>> START
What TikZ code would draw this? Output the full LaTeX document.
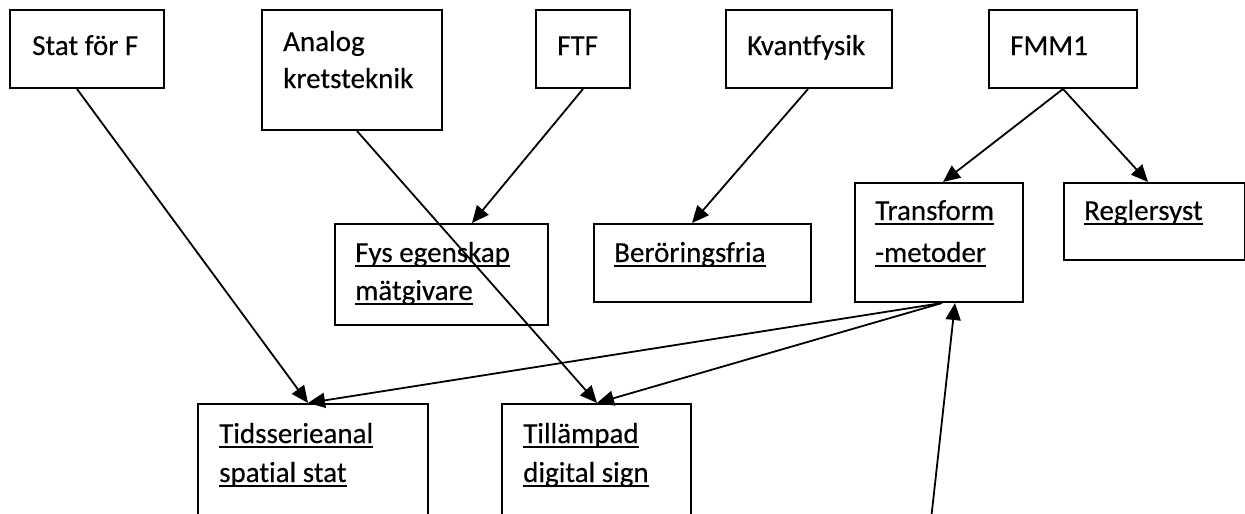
\documentclass[tikz,border=0pt]{standalone}
\usepackage{fontspec}
\setmainfont{Carlito}[Ligatures=NoCommon,FakeBold=0.3]
\usetikzlibrary{arrows.meta}
\newcommand\myul[1]{\setbox0\hbox{#1}\rlap{\rule[-4.5pt]{\wd0}{2pt}}\box0}
\begin{document}
\begin{tikzpicture}[x=1pt,y=-1pt,
  box/.style={draw=black,line width=2pt,rectangle,anchor=north west,inner sep=0pt},
  txt/.style={anchor=base west,inner sep=0pt,font=\fontsize{29}{38}\selectfont},
  conn/.style={line width=1.8pt,-{Triangle[length=17pt,width=15pt]}}]
\clip (0,0) rectangle (1245,514);
\fill[white] (0,0) rectangle (1245,514);
% top row
\node[box,minimum width=154pt,minimum height=78pt] (stat) at (9,9) {};
\node[txt] (statT) at (32,55) {Stat för F};
\node[box,minimum width=180pt,minimum height=120pt] (analog) at (261,9) {};
\node[txt] (analogT1) at (283,51) {Analog};
\node[txt] (analogT2) at (283,88) {kretsteknik};
\node[box,minimum width=94pt,minimum height=78pt] (ftf) at (535,9) {};
\node[txt] (ftfT) at (557,55) {FTF};
\node[box,minimum width=166pt,minimum height=78pt] (kvant) at (725,9) {};
\node[txt] (kvantT) at (747,55) {Kvantfysik};
\node[box,minimum width=148pt,minimum height=78pt] (fmm) at (988,9) {};
\node[txt] (fmmT) at (1010,55) {FMM1};
% middle row
\node[box,minimum width=213pt,minimum height=101pt] (fys) at (334,223) {};
\node[txt] (fysT1) at (355,262) {\myul{Fys egenskap}};
\node[txt] (fysT2) at (355,300) {\myul{mätgivare}};
\node[box,minimum width=217pt,minimum height=78pt] (ber) at (593,223) {};
\node[txt] (berT) at (614,262) {\myul{Beröringsfria}};
\node[box,minimum width=168pt,minimum height=119pt] (trans) at (854,182) {};
\node[txt] (transT1) at (875,220) {\myul{Transform}};
\node[txt] (transT2) at (875,262) {\myul{-metoder}};
\node[box,minimum width=181pt,minimum height=77pt] (regl) at (1063,182) {};
\node[txt] (reglT) at (1084,220) {\myul{Reglersyst}};
% bottom row
\node[box,minimum width=230pt,minimum height=150pt] (tids) at (197,403) {};
\node[txt] (tidsT1) at (219,443) {\myul{Tidsserieanal}};
\node[txt] (tidsT2) at (219,482) {\myul{spatial stat}};
\node[box,minimum width=189pt,minimum height=150pt] (till) at (501,403) {};
\node[txt] (tillT1) at (523,443) {\myul{Tillämpad}};
\node[txt] (tillT2) at (523,482) {\myul{digital sign}};
\coordinate (below) at (931,520);
% connectors
\draw[conn] ([xshift=68pt]stat.south west) -- ([xshift=111pt]tids.north west);
\draw[conn] ([xshift=96pt]analog.south west) -- ([xshift=96pt]till.north west);
\draw[conn] ([xshift=48pt]ftf.south west) -- ([xshift=138pt]fys.north west);
\draw[conn] ([xshift=83pt]kvant.south west) -- ([xshift=99pt]ber.north west);
\draw[conn] ([xshift=75pt]fmm.south west) -- ([xshift=89pt]trans.north west);
\draw[conn] ([xshift=75pt]fmm.south west) -- ([xshift=85pt]regl.north west);
\draw[conn] ([xshift=88pt]trans.south west) -- ([xshift=111pt]tids.north west);
\draw[conn] ([xshift=88pt]trans.south west) -- ([xshift=96pt]till.north west);
\draw[conn] (below) -- ([xshift=101pt]trans.south west);
\end{tikzpicture}
\end{document}
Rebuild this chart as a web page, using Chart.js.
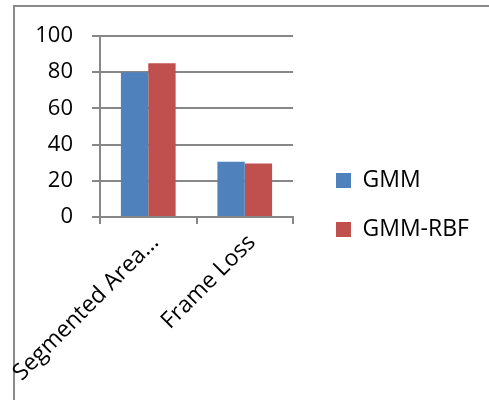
<!DOCTYPE html>
<html>
<head>
<meta charset="utf-8">
<script src="https://cdn.jsdelivr.net/npm/chart.js@4.4.0/dist/chart.umd.min.js"></script>
<style>
  html, body { margin: 0; padding: 0; background: #fff; }
  canvas { display: block; }
</style>
</head>
<body>
<canvas id="chart" width="489" height="400"></canvas>
<script>
// Categories and series values
const categories = ['Segmented Area...', 'Frame Loss'];
const gmmValues = [80, 30.5];
const gmmRbfValues = [85, 29.5];
const yTickValues = [0, 20, 40, 60, 80, 100];

const FONT = '"Open Sans", "DejaVu Sans", sans-serif';
const GRID = '#878787';
const LEGEND_WIDTH = 196;

// White background plus the outer frame (left and top edges)
const framePlugin = {
  id: 'frame',
  beforeDraw(chart) {
    const ctx = chart.ctx;
    ctx.save();
    ctx.fillStyle = '#fff';
    ctx.fillRect(0, 0, chart.width, chart.height);
    ctx.strokeStyle = '#8a8a8a';
    ctx.lineWidth = 2;
    ctx.beginPath();
    ctx.moveTo(14, chart.height + 5);
    ctx.lineTo(14, 6);
    ctx.lineTo(chart.width + 5, 6);
    ctx.stroke();
    ctx.restore();
  }
};

// Give the right-hand legend a fixed column width and nudge its items
const legendPlacement = {
  id: 'legendPlacement',
  beforeUpdate(chart) {
    const legend = chart.legend;
    if (legend && !legend._fixedFit) {
      const fit = legend.fit;
      legend.fit = function () {
        fit.call(this);
        if (this.options.display) this.width = LEGEND_WIDTH;
      };
      legend._fixedFit = true;
    }
  },
  afterLayout(chart) {
    const legend = chart.legend;
    if (!legend) return;
    legend.left += 17; legend.right += 17;
    legend.top -= 13; legend.bottom -= 13;
  }
};

new Chart(document.getElementById('chart'), {
  type: 'bar',
  data: {
    labels: categories,
    datasets: [
      { label: 'GMM', data: gmmValues, backgroundColor: '#4F81BD' },
      { label: 'GMM-RBF', data: gmmRbfValues, backgroundColor: '#C0504D' }
    ]
  },
  options: {
    responsive: false,
    animation: false,
    events: [],
    layout: { padding: { left: 35, top: 36, right: 0, bottom: 0 } },
    datasets: { bar: { categoryPercentage: 0.567, barPercentage: 1.0 } },
    scales: {
      x: {
        afterFit(scale) {
          scale.height = 183;
          scale.paddingLeft = 0; scale.paddingRight = 0;
        },
        grid: { offset: true, drawOnChartArea: false, color: GRID, lineWidth: 2, tickLength: 7 },
        border: { display: true, color: GRID, width: 2 },
        ticks: { minRotation: 45, maxRotation: 45, color: '#000', padding: 5, labelOffset: 7,
                 font: { family: FONT, size: 23 } }
      },
      y: {
        min: 0, max: 100,
        afterFit(scale) {
          scale.width = 65;
          scale.paddingTop = 0; scale.paddingBottom = 0;
        },
        afterBuildTicks(scale) { scale.ticks = yTickValues.map(v => ({ value: v })); },
        grid: { color: GRID, lineWidth: 2, tickLength: 8 },
        border: { display: true, color: GRID, width: 2 },
        ticks: { color: '#000', padding: 19, font: { family: FONT, size: 22 } }
      }
    },
    plugins: {
      tooltip: { enabled: false },
      legend: {
        position: 'right',
        align: 'center',
        labels: { boxWidth: 15, boxHeight: 15, padding: 26, color: '#000',
                  font: { family: FONT, size: 23 } }
      }
    }
  },
  plugins: [framePlugin, legendPlacement]
});
</script>
</body>
</html>
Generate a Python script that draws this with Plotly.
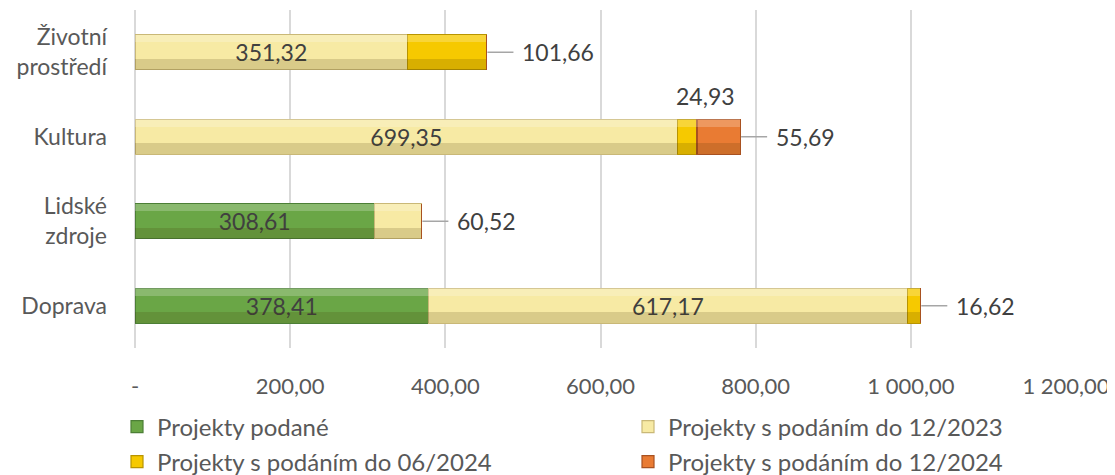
>> END
• [What the exercise asks]: Reproduce every entry exactly, but omit each picture.

• [Response below]:
What TikZ code would draw this? Output the full LaTeX document.
\documentclass[tikz,border=0pt]{standalone}
\usepackage{fontspec}
\setmainfont{Carlito}[Ligatures=NoCommon,FakeBold=0.3]
\usetikzlibrary{arrows.meta}
\newcommand\myul[1]{\setbox0\hbox{#1}\rlap{\rule[-4.5pt]{\wd0}{2pt}}\box0}
\begin{document}
\begin{tikzpicture}[x=1pt,y=-1pt,
  box/.style={draw=black,line width=2pt,rectangle,anchor=north west,inner sep=0pt},
  txt/.style={anchor=base west,inner sep=0pt,font=\fontsize{29}{38}\selectfont},
  conn/.style={line width=1.8pt,-{Triangle[length=17pt,width=15pt]}}]
\clip (0,0) rectangle (1245,514);
\fill[white] (0,0) rectangle (1245,514);
% top row
\node[box,minimum width=154pt,minimum height=78pt] (stat) at (9,9) {};
\node[txt] (statT) at (32,55) {Stat för F};
\node[box,minimum width=180pt,minimum height=120pt] (analog) at (261,9) {};
\node[txt] (analogT1) at (283,51) {Analog};
\node[txt] (analogT2) at (283,88) {kretsteknik};
\node[box,minimum width=94pt,minimum height=78pt] (ftf) at (535,9) {};
\node[txt] (ftfT) at (557,55) {FTF};
\node[box,minimum width=166pt,minimum height=78pt] (kvant) at (725,9) {};
\node[txt] (kvantT) at (747,55) {Kvantfysik};
\node[box,minimum width=148pt,minimum height=78pt] (fmm) at (988,9) {};
\node[txt] (fmmT) at (1010,55) {FMM1};
% middle row
\node[box,minimum width=213pt,minimum height=101pt] (fys) at (334,223) {};
\node[txt] (fysT1) at (355,262) {\myul{Fys egenskap}};
\node[txt] (fysT2) at (355,300) {\myul{mätgivare}};
\node[box,minimum width=217pt,minimum height=78pt] (ber) at (593,223) {};
\node[txt] (berT) at (614,262) {\myul{Beröringsfria}};
\node[box,minimum width=168pt,minimum height=119pt] (trans) at (854,182) {};
\node[txt] (transT1) at (875,220) {\myul{Transform}};
\node[txt] (transT2) at (875,262) {\myul{-metoder}};
\node[box,minimum width=181pt,minimum height=77pt] (regl) at (1063,182) {};
\node[txt] (reglT) at (1084,220) {\myul{Reglersyst}};
% bottom row
\node[box,minimum width=230pt,minimum height=150pt] (tids) at (197,403) {};
\node[txt] (tidsT1) at (219,443) {\myul{Tidsserieanal}};
\node[txt] (tidsT2) at (219,482) {\myul{spatial stat}};
\node[box,minimum width=189pt,minimum height=150pt] (till) at (501,403) {};
\node[txt] (tillT1) at (523,443) {\myul{Tillämpad}};
\node[txt] (tillT2) at (523,482) {\myul{digital sign}};
\coordinate (below) at (931,520);
% connectors
\draw[conn] ([xshift=68pt]stat.south west) -- ([xshift=111pt]tids.north west);
\draw[conn] ([xshift=96pt]analog.south west) -- ([xshift=96pt]till.north west);
\draw[conn] ([xshift=48pt]ftf.south west) -- ([xshift=138pt]fys.north west);
\draw[conn] ([xshift=83pt]kvant.south west) -- ([xshift=99pt]ber.north west);
\draw[conn] ([xshift=75pt]fmm.south west) -- ([xshift=89pt]trans.north west);
\draw[conn] ([xshift=75pt]fmm.south west) -- ([xshift=85pt]regl.north west);
\draw[conn] ([xshift=88pt]trans.south west) -- ([xshift=111pt]tids.north west);
\draw[conn] ([xshift=88pt]trans.south west) -- ([xshift=96pt]till.north west);
\draw[conn] (below) -- ([xshift=101pt]trans.south west);
\end{tikzpicture}
\end{document}
Rebuild this chart as a web page, using Chart.js.
<!DOCTYPE html>
<html>
<head>
<meta charset="utf-8">
<script src="https://cdn.jsdelivr.net/npm/chart.js@4.4.0/dist/chart.umd.min.js"></script>
<style>
  html, body { margin: 0; padding: 0; background: #fff; }
  canvas { display: block; }
</style>
</head>
<body>
<canvas id="chart" width="489" height="400"></canvas>
<script>
// Categories and series values
const categories = ['Segmented Area...', 'Frame Loss'];
const gmmValues = [80, 30.5];
const gmmRbfValues = [85, 29.5];
const yTickValues = [0, 20, 40, 60, 80, 100];

const FONT = '"Open Sans", "DejaVu Sans", sans-serif';
const GRID = '#878787';
const LEGEND_WIDTH = 196;

// White background plus the outer frame (left and top edges)
const framePlugin = {
  id: 'frame',
  beforeDraw(chart) {
    const ctx = chart.ctx;
    ctx.save();
    ctx.fillStyle = '#fff';
    ctx.fillRect(0, 0, chart.width, chart.height);
    ctx.strokeStyle = '#8a8a8a';
    ctx.lineWidth = 2;
    ctx.beginPath();
    ctx.moveTo(14, chart.height + 5);
    ctx.lineTo(14, 6);
    ctx.lineTo(chart.width + 5, 6);
    ctx.stroke();
    ctx.restore();
  }
};

// Give the right-hand legend a fixed column width and nudge its items
const legendPlacement = {
  id: 'legendPlacement',
  beforeUpdate(chart) {
    const legend = chart.legend;
    if (legend && !legend._fixedFit) {
      const fit = legend.fit;
      legend.fit = function () {
        fit.call(this);
        if (this.options.display) this.width = LEGEND_WIDTH;
      };
      legend._fixedFit = true;
    }
  },
  afterLayout(chart) {
    const legend = chart.legend;
    if (!legend) return;
    legend.left += 17; legend.right += 17;
    legend.top -= 13; legend.bottom -= 13;
  }
};

new Chart(document.getElementById('chart'), {
  type: 'bar',
  data: {
    labels: categories,
    datasets: [
      { label: 'GMM', data: gmmValues, backgroundColor: '#4F81BD' },
      { label: 'GMM-RBF', data: gmmRbfValues, backgroundColor: '#C0504D' }
    ]
  },
  options: {
    responsive: false,
    animation: false,
    events: [],
    layout: { padding: { left: 35, top: 36, right: 0, bottom: 0 } },
    datasets: { bar: { categoryPercentage: 0.567, barPercentage: 1.0 } },
    scales: {
      x: {
        afterFit(scale) {
          scale.height = 183;
          scale.paddingLeft = 0; scale.paddingRight = 0;
        },
        grid: { offset: true, drawOnChartArea: false, color: GRID, lineWidth: 2, tickLength: 7 },
        border: { display: true, color: GRID, width: 2 },
        ticks: { minRotation: 45, maxRotation: 45, color: '#000', padding: 5, labelOffset: 7,
                 font: { family: FONT, size: 23 } }
      },
      y: {
        min: 0, max: 100,
        afterFit(scale) {
          scale.width = 65;
          scale.paddingTop = 0; scale.paddingBottom = 0;
        },
        afterBuildTicks(scale) { scale.ticks = yTickValues.map(v => ({ value: v })); },
        grid: { color: GRID, lineWidth: 2, tickLength: 8 },
        border: { display: true, color: GRID, width: 2 },
        ticks: { color: '#000', padding: 19, font: { family: FONT, size: 22 } }
      }
    },
    plugins: {
      tooltip: { enabled: false },
      legend: {
        position: 'right',
        align: 'center',
        labels: { boxWidth: 15, boxHeight: 15, padding: 26, color: '#000',
                  font: { family: FONT, size: 23 } }
      }
    }
  },
  plugins: [framePlugin, legendPlacement]
});
</script>
</body>
</html>
Generate a Python script that draws this with Plotly.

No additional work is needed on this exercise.